Een staafkerk is een volledig in hout opgetrokken kerk, waarvan het geraamte bestaat uit een aantal vertikale palen of staven. Rond het centrale deel dat het dak draagt is bij de grote exemplaren nog een lage rondgang gebouwd, mede voor de stevigheid. Nagels noch vijzen werden gebruikt, louter houten pennen.

Het staafkerkje van Undredal dateert van 1147. Een bezoekje binnenin is zeker de kleine toegangsprijs waard. Binnenin hangt er onder andere een Russische icoon van Sint-Nicolaas.





Na Undredal ging de tocht verder langs Flam richting Laerdalvangen. Flam staat bekend als vertrekpunt van de Flamsbana, of spoorlijn naar Myrdal. Deze staat bekend als één van de steilste ter wereld. Voor Flam liggen dan ook vaak grote cruiseschepen aangemeerd om toeristen voorde Flamsbana te ontschepen.



Helaas hadden we geen tijd om ook nog eens deze bekende toeristische attractie te doen. Maar we komen zeker ooit nog terug.  We wilden nog stoppen bij een andere attractie. We negeerden de toegang van de langste autotunnel ter wereld en reden links de Bjorgavegen op.

Net buiten Aurlandsvangen is een houten panoramapunt gebouwd, Stegastein. Die biedt een weergaloos zicht op de Aurlandsfjord. Rechts kijk je naar de recht tegenover Undredal gelegen Nisedalsfjell.



Links kijk je richting Flam en Aurlandsvangen.




En daarna volgden we de kronkelige weg naar boven. 's Winters is deze weg afgesloten, want ontoegankelijk door de sneeuw - het wordt dan ook de 'snow route" genoemd.



We reden door een groene vallei maar eenmaal boven op het plateau heerst er desolaatheid. De vlakte ligt er bezaaid met blauwe meertjes. 
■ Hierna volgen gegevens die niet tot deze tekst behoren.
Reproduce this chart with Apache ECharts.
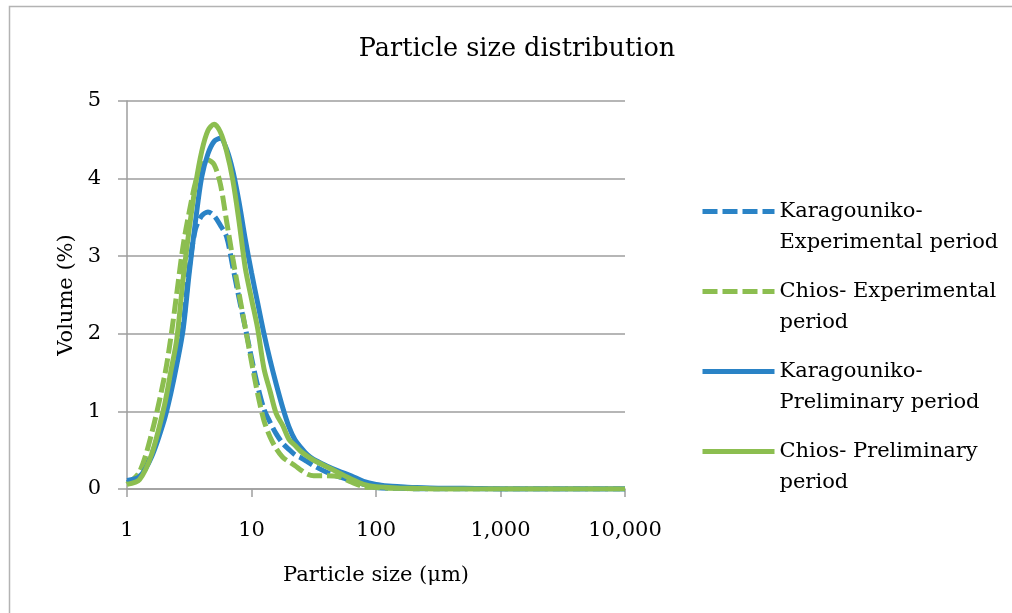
<!DOCTYPE html>
<html><head><meta charset="utf-8">
<script src="https://cdn.jsdelivr.net/npm/echarts@6/dist/echarts.min.js"></script>
<style>html,body{margin:0;padding:0;background:#fff}#c{width:1012px;height:613px}</style>
</head><body><div id="c"></div>
<script>
// Particle size classes (µm)
const sizes = [1, 1.26, 1.58, 2, 2.24, 2.51, 2.82, 3.16, 3.55, 3.98, 4.47, 5.01, 5.62, 6.31, 7.08, 7.94, 8.91, 10, 11.2, 12.6, 14.1, 15.8, 17.8, 20, 22.4, 25.1, 28.2, 31.6, 39.8, 50.1, 63.1, 79.4, 100, 126, 158, 200, 316, 501, 1000, 2000, 5000, 10000];
// Volume (%)
const karagounikoExperimental = [0.08, 0.18, 0.45, 0.98, 1.3, 1.65, 2.1, 2.85, 3.35, 3.52, 3.57, 3.52, 3.4, 3.25, 2.86, 2.46, 2.08, 1.69, 1.33, 1.03, 0.86, 0.71, 0.59, 0.51, 0.44, 0.4, 0.35, 0.3, 0.22, 0.16, 0.11, 0.06, 0.02, 0.01, 0.01, 0, 0, 0, 0, 0, 0, 0];
const chiosExperimental = [0.06, 0.22, 0.72, 1.45, 1.93, 2.52, 3.13, 3.57, 3.95, 4.17, 4.24, 4.18, 3.93, 3.45, 2.97, 2.52, 2.08, 1.64, 1.23, 0.88, 0.67, 0.52, 0.41, 0.35, 0.3, 0.24, 0.19, 0.17, 0.17, 0.16, 0.09, 0.03, 0.02, 0.01, 0.01, 0, 0, 0, 0, 0, 0, 0];
const karagounikoPreliminary = [0.11, 0.16, 0.42, 0.9, 1.22, 1.6, 2.05, 2.78, 3.45, 4.02, 4.32, 4.48, 4.52, 4.38, 4.1, 3.7, 3.22, 2.79, 2.4, 2.0, 1.66, 1.35, 1.05, 0.8, 0.63, 0.53, 0.44, 0.38, 0.3, 0.23, 0.17, 0.1, 0.06, 0.04, 0.03, 0.02, 0.01, 0.01, 0, 0, 0, 0];
const chiosPreliminary = [0.06, 0.12, 0.45, 1.08, 1.5, 1.93, 2.7, 3.35, 3.92, 4.35, 4.62, 4.7, 4.6, 4.35, 3.98, 3.45, 2.85, 2.45, 2.07, 1.55, 1.26, 0.97, 0.82, 0.64, 0.56, 0.48, 0.42, 0.37, 0.29, 0.21, 0.13, 0.06, 0.03, 0.02, 0.01, 0.01, 0, 0, 0, 0, 0, 0];
const seriesNames = ['Karagouniko-\nExperimental period', 'Chios- Experimental\nperiod', 'Karagouniko-\nPreliminary period', 'Chios- Preliminary\nperiod'];
const xTickLabels = ['1', '10', '100', '1,000', '10,000'];

const BLUE = '#2A83C6', GREEN = '#8CBE50';
const FONT = 'DejaVu Serif';
const DASH = [15, 5];
const pts = arr => sizes.map((d, i) => [d, arr[i]]);
const mk = (name, arr, color, dashed) => ({
  name, type: 'line', data: pts(arr), smooth: 0.3, symbol: 'none', showSymbol: false,
  lineStyle: { color, width: 5, type: dashed ? DASH : 'solid' },
  itemStyle: { color }, emphasis: { disabled: true }
});

const chart = echarts.init(document.getElementById('c'), null, { renderer: 'canvas' });
chart.setOption({
  animation: false,
  backgroundColor: '#fff',
  graphic: [{ type: 'rect', shape: { x: 9.5, y: 6.5, width: 1300, height: 900 }, style: { fill: 'none', stroke: '#b3b3b3', lineWidth: 1.5 }, silent: true }],
  title: { text: 'Particle size distribution', left: 517, textAlign: 'center', top: 33, padding: 0,
    textStyle: { fontFamily: FONT, fontSize: 25.5, fontWeight: 'normal', color: '#000', lineHeight: 32 } },
  grid: { left: 127, right: 387, top: 101, bottom: 124, containLabel: false },
  legend: {
    orient: 'vertical', left: 700, top: 165, padding: 0, itemWidth: 72, itemHeight: 14, itemGap: -13,
    itemStyle: { opacity: 0 },
    lineStyle: { width: 5 },
    textStyle: { fontFamily: FONT, fontSize: 21, color: '#000', lineHeight: 31 },
    formatter: name => '\n' + name,
    data: seriesNames
  },
  xAxis: {
    type: 'log', logBase: 10, min: 1, max: 10000,
    axisLine: { show: true, lineStyle: { color: '#9e9e9e', width: 1.5 } },
    axisTick: { show: true, length: 8, lineStyle: { color: '#9e9e9e', width: 1.5 } },
    minorTick: { show: false }, splitLine: { show: false },
    axisLabel: { fontFamily: FONT, fontSize: 21, color: '#000', margin: 31,
      formatter: v => xTickLabels[Math.round(Math.log10(v))] },
    name: 'Particle size (μm)', nameLocation: 'middle', nameGap: 76,
    nameTextStyle: { fontFamily: FONT, fontSize: 21, color: '#000' }
  },
  yAxis: {
    type: 'value', min: 0, max: 5, interval: 1,
    axisLine: { show: true, lineStyle: { color: '#9e9e9e', width: 1.5 } },
    axisTick: { show: true, length: 9, lineStyle: { color: '#9e9e9e', width: 1.5 } },
    splitLine: { show: true, lineStyle: { color: '#9e9e9e', width: 1.5 } },
    axisLabel: { fontFamily: FONT, fontSize: 21, color: '#000', margin: 26 },
    name: 'Volume (%)', nameLocation: 'middle', nameGap: 50, nameRotate: 90,
    nameTextStyle: { fontFamily: FONT, fontSize: 21, color: '#000' }
  },
  series: [
    mk(seriesNames[0], karagounikoExperimental, BLUE, true),
    mk(seriesNames[1], chiosExperimental, GREEN, true),
    mk(seriesNames[2], karagounikoPreliminary, BLUE, false),
    mk(seriesNames[3], chiosPreliminary, GREEN, false)
  ]
});
</script></body></html>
Het groen bestaat er uit kleine plantjes die nauwelijks een cm hoog worden. Noorse wilg vormt er tapijten onder je voeten. Andere soorten zoals de Fjellsmelle (Stengeloze Silene) maken minuscule bloempjes die toch wat kleur brengen in het geheel. Dit is niet het Noorwegen dat ik uit mijn dromen meen te kennen. Ik dacht dat dit land vol stond met uitgestrekte naaldbossen waarin Elanden zich verbergen in de schaduw. Hier zou je zo'n beest al op kilometers zien staan.
Maar wel prachtig.






Het was een heel gevulde dag vol superlatieven. De langste tunnels, de kleinste staafkerk en indrukwekkende Unesco-erfgoed fjorden waren absolute toppers. We genoten dubbel van de boottocht, de prachtige vergezichten en de desolate rust op de hoogvlakte. En ondanks het goedgevulde programma, was er toch tijd voor ontspanning.